Tayside and Central Scotland

New exhibition digs deep into Dundee's housing history

Dundee tenements Image copyright Neale Elder
Image caption Many of the older tenements were demolished and replaced with multi-storey blocks

The history of housing in Dundee - from hastily-built tenements for a growing population to post-industrial decay - is the subject of a new exhibition.

Dundee University's Living Together focuses on communal and social housing from the 19th Century onwards.

It begins with the rapid industrialisation of the city where new tenement blocks left many living in appalling conditions.

Many older tenements were torn down as they were unfit for habitation.

Image copyright Dundee University Archives
Image caption The exhibition features photographs, artwork and architect's designs of Dundee housing

The exhibition features photographs, artwork, and architects' designs.

In 1917, City Architect James Thomson produced a comprehensive report on the post-war housing needs of Dundee.

Thomson came up with a plan for a series of new housing estates ahead of any other initiative in Scotland at the time.

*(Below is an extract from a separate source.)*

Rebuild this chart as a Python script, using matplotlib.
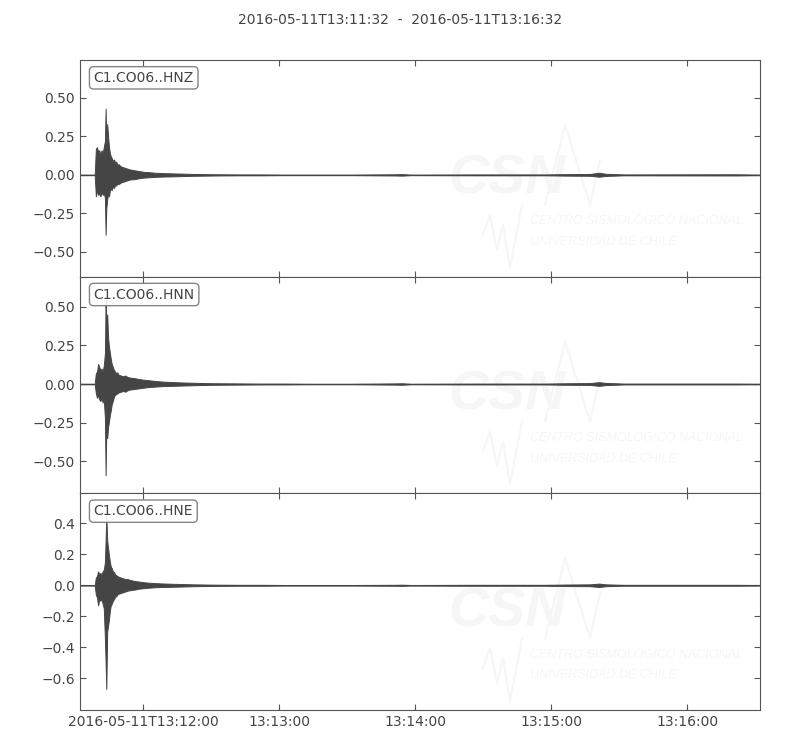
import numpy as np
import matplotlib
matplotlib.use('Agg')
import matplotlib.pyplot as plt


# trace names and time window (seconds after 2016-05-11T13:11:32)
labels = ['C1.CO06..HNZ', 'C1.CO06..HNN', 'C1.CO06..HNE']
title = '2016-05-11T13:11:32  -  2016-05-11T13:16:32'
tick_secs = [28, 88, 148, 208, 268]
tick_labels = ['2016-05-11T13:12:00', '13:13:00', '13:14:00', '13:15:00', '13:16:00']

# envelope sample times (s)
t_env = [0.0, 6.5, 7.0, 7.5, 8.0, 8.5, 9.0, 9.5, 10.0, 10.5,
         11.0, 11.3, 11.6, 12.0, 12.4, 12.8, 13.2, 13.6, 14.0, 14.5,
         15.0, 15.5, 16.0, 16.5, 17.0, 18.0, 19.0, 20.0, 21.0, 22.0,
         24.0, 26.0, 28.0, 30.0, 33.0, 36.0, 40.0, 45.0, 50.0, 55.0,
         60.0, 70.0, 80.0, 90.0, 100.0, 110.0, 120.0, 139.0, 142.0, 146.0,
         173.0, 182.0, 205.0, 215.0, 225.0, 229.0, 232.0, 240.0, 289.0, 300.0]

# upper / lower envelope of each trace
hnz_up = [0.002, 0.002, 0.17, 0.18, 0.15, 0.16, 0.13, 0.16, 0.14, 0.18,
          0.22, 0.43, 0.20, 0.33, 0.25, 0.18, 0.14, 0.12, 0.11, 0.09,
          0.10, 0.08, 0.085, 0.065, 0.07, 0.055, 0.05, 0.045, 0.04, 0.035,
          0.03, 0.025, 0.02, 0.018, 0.014, 0.012, 0.01, 0.008, 0.006, 0.005,
          0.004, 0.003, 0.003, 0.002, 0.002, 0.002, 0.002, 0.004, 0.005, 0.002,
          0.003, 0.003, 0.003, 0.005, 0.006, 0.014, 0.007, 0.003, 0.004, 0.002]
hnz_lo = [-0.002, -0.002, -0.14, -0.10, -0.13, -0.12, -0.14, -0.11, -0.13, -0.12,
          -0.15, -0.39, -0.22, -0.16, -0.12, -0.14, -0.10, -0.09, -0.10, -0.075,
          -0.085, -0.065, -0.07, -0.055, -0.06, -0.05, -0.045, -0.04, -0.035, -0.03,
          -0.028, -0.022, -0.018, -0.016, -0.013, -0.011, -0.01, -0.008, -0.006, -0.005,
          -0.004, -0.003, -0.003, -0.002, -0.002, -0.002, -0.002, -0.004, -0.005, -0.002,
          -0.003, -0.003, -0.003, -0.005, -0.006, -0.012, -0.007, -0.003, -0.004, -0.002]

hnn_up = [0.002, 0.002, 0.07, 0.08, 0.13, 0.11, 0.09, 0.10, 0.08, 0.12,
          0.20, 0.55, 0.40, 0.45, 0.30, 0.24, 0.20, 0.16, 0.13, 0.11,
          0.09, 0.08, 0.07, 0.075, 0.06, 0.055, 0.05, 0.055, 0.045, 0.042,
          0.038, 0.032, 0.028, 0.025, 0.02, 0.016, 0.013, 0.01, 0.008, 0.006,
          0.005, 0.004, 0.003, 0.003, 0.002, 0.002, 0.002, 0.004, 0.005, 0.002,
          0.003, 0.003, 0.003, 0.005, 0.006, 0.012, 0.007, 0.003, 0.003, 0.002]
hnn_lo = [-0.002, -0.002, -0.06, -0.09, -0.07, -0.10, -0.11, -0.09, -0.12, -0.10,
          -0.22, -0.59, -0.30, -0.35, -0.28, -0.24, -0.20, -0.17, -0.13, -0.11,
          -0.08, -0.07, -0.065, -0.06, -0.055, -0.05, -0.045, -0.05, -0.04, -0.036,
          -0.032, -0.028, -0.024, -0.02, -0.017, -0.014, -0.012, -0.01, -0.008, -0.006,
          -0.005, -0.004, -0.003, -0.003, -0.002, -0.002, -0.002, -0.004, -0.005, -0.002,
          -0.003, -0.003, -0.003, -0.005, -0.006, -0.012, -0.007, -0.003, -0.003, -0.002]

hne_up = [0.002, 0.002, 0.05, 0.06, 0.09, 0.07, 0.08, 0.07, 0.09, 0.10,
          0.15, 0.29, 0.45, 0.29, 0.24, 0.19, 0.15, 0.12, 0.11, 0.09,
          0.085, 0.07, 0.065, 0.06, 0.055, 0.05, 0.045, 0.04, 0.04, 0.035,
          0.028, 0.024, 0.02, 0.017, 0.014, 0.012, 0.01, 0.008, 0.006, 0.005,
          0.004, 0.003, 0.003, 0.002, 0.002, 0.002, 0.002, 0.003, 0.004, 0.002,
          0.003, 0.003, 0.003, 0.005, 0.006, 0.011, 0.006, 0.003, 0.003, 0.002]
hne_lo = [-0.002, -0.002, -0.06, -0.08, -0.13, -0.09, -0.10, -0.09, -0.12, -0.15,
          -0.35, -0.50, -0.67, -0.30, -0.26, -0.22, -0.16, -0.13, -0.12, -0.10,
          -0.09, -0.075, -0.07, -0.06, -0.055, -0.05, -0.045, -0.04, -0.035, -0.032,
          -0.028, -0.022, -0.019, -0.016, -0.013, -0.011, -0.01, -0.008, -0.006, -0.005,
          -0.004, -0.003, -0.003, -0.002, -0.002, -0.002, -0.002, -0.003, -0.004, -0.002,
          -0.003, -0.003, -0.003, -0.005, -0.006, -0.011, -0.006, -0.003, -0.003, -0.002]

uppers = [hnz_up, hnn_up, hne_up]
lowers = [hnz_lo, hnn_lo, hne_lo]
ylims = [(-0.662, 0.747), (-0.708, 0.695), (-0.806, 0.594)]
yticks = [[-0.5, -0.25, 0.0, 0.25, 0.5],
          [-0.5, -0.25, 0.0, 0.25, 0.5],
          [-0.6, -0.4, -0.2, 0.0, 0.2, 0.4]]
yfmt = ['%.2f', '%.2f', '%.1f']

wave_c = '#454545'
text_c = '#444444'
mark_c = '#f6f6f6'

fig, axes = plt.subplots(3, 1, sharex=True, figsize=(8, 7.5), dpi=100)
fig.subplots_adjust(left=0.1, right=0.95, top=0.92, bottom=0.0533, hspace=0)

for i, ax in enumerate(axes):
    # faint CSN watermark
    ax.text(0.628, 0.45, 'CSN', transform=ax.transAxes, ha='center', va='center',
            fontsize=40, fontweight='bold', fontstyle='italic', color=mark_c,
            family='Liberation Sans', zorder=0, clip_on=True)
    ax.text(0.662, 0.255, 'CENTRO SISMOLÓGICO NACIONAL', transform=ax.transAxes,
            ha='left', va='center', fontsize=9, fontstyle='italic', color=mark_c,
            family='Liberation Sans', zorder=0, clip_on=True)
    ax.text(0.662, 0.16, 'UNIVERSIDAD DE CHILE', transform=ax.transAxes,
            ha='left', va='center', fontsize=9, fontstyle='italic', color=mark_c,
            family='Liberation Sans', zorder=0, clip_on=True)
    wx = (np.array([483, 490, 497, 503, 510, 522]) - 80) / 680.
    wy = 1 - (np.array([235, 215, 250, 225, 268, 205]) - 60) / 217.
    ax.plot(wx, wy, color=mark_c, lw=1.5, transform=ax.transAxes, zorder=0)
    sx = (np.array([545, 565, 590, 600]) - 80) / 680.
    sy = 1 - (np.array([205, 125, 205, 160]) - 60) / 217.
    ax.plot(sx, sy, color=mark_c, lw=1.5, transform=ax.transAxes, zorder=0)

    ax.fill_between(t_env, lowers[i], uppers[i], color=wave_c, edgecolor=wave_c,
                    linewidth=0.7, zorder=2)

    ax.set_xlim(0, 300)
    ax.set_ylim(ylims[i])
    ax.set_yticks(yticks[i])
    ax.set_yticklabels([(yfmt[i] % v).replace('-', '\u2212') for v in yticks[i]])

    ax.text(0.02, 0.95, labels[i], transform=ax.transAxes, ha='left', va='top',
            fontsize=10, color=text_c, zorder=5,
            bbox=dict(boxstyle='round', fc='w', ec='#777777', alpha=0.9))

    ax.tick_params(direction='in', top=True, right=True, length=4.5,
                   colors='#555555', labelcolor=text_c, labelsize=10)
    for s in ax.spines.values():
        s.set_color('#555555')

axes[-1].set_xticks(tick_secs)
axes[-1].set_xticklabels(tick_labels)

fig.suptitle(title, y=0.973, va='center', fontsize=10, color=text_c)

fig.savefig('out.png', dpi=100)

In the 1960s Dundee looked to the multi-storey tower block to solve its housing needs with blocks built in areas including Ardler and the Hilltown.

Image copyright Dundee University Archives
Image caption Many of the city's tenements were located in the Hilltown
Image copyright Neale Elder
Image caption Some "pletties" or platform landings are still visible today

Many former textile mills were turned into flats in the 1980s, with large-scale private developments built on former farmland on the outskirts of the city in recent years.

Dundee University museum curator Matthew Jarron said there was a variety of media on display.

He said: "This has allowed us to give a unique overview of some of the most distinctive forms of housing in Dundee - from Victorian tenements with their "pletties" (landings) to pioneering council houses, post-war multis, student halls of residence, and more."

The exhibition runs at the university's Lamb Gallery until 25 January.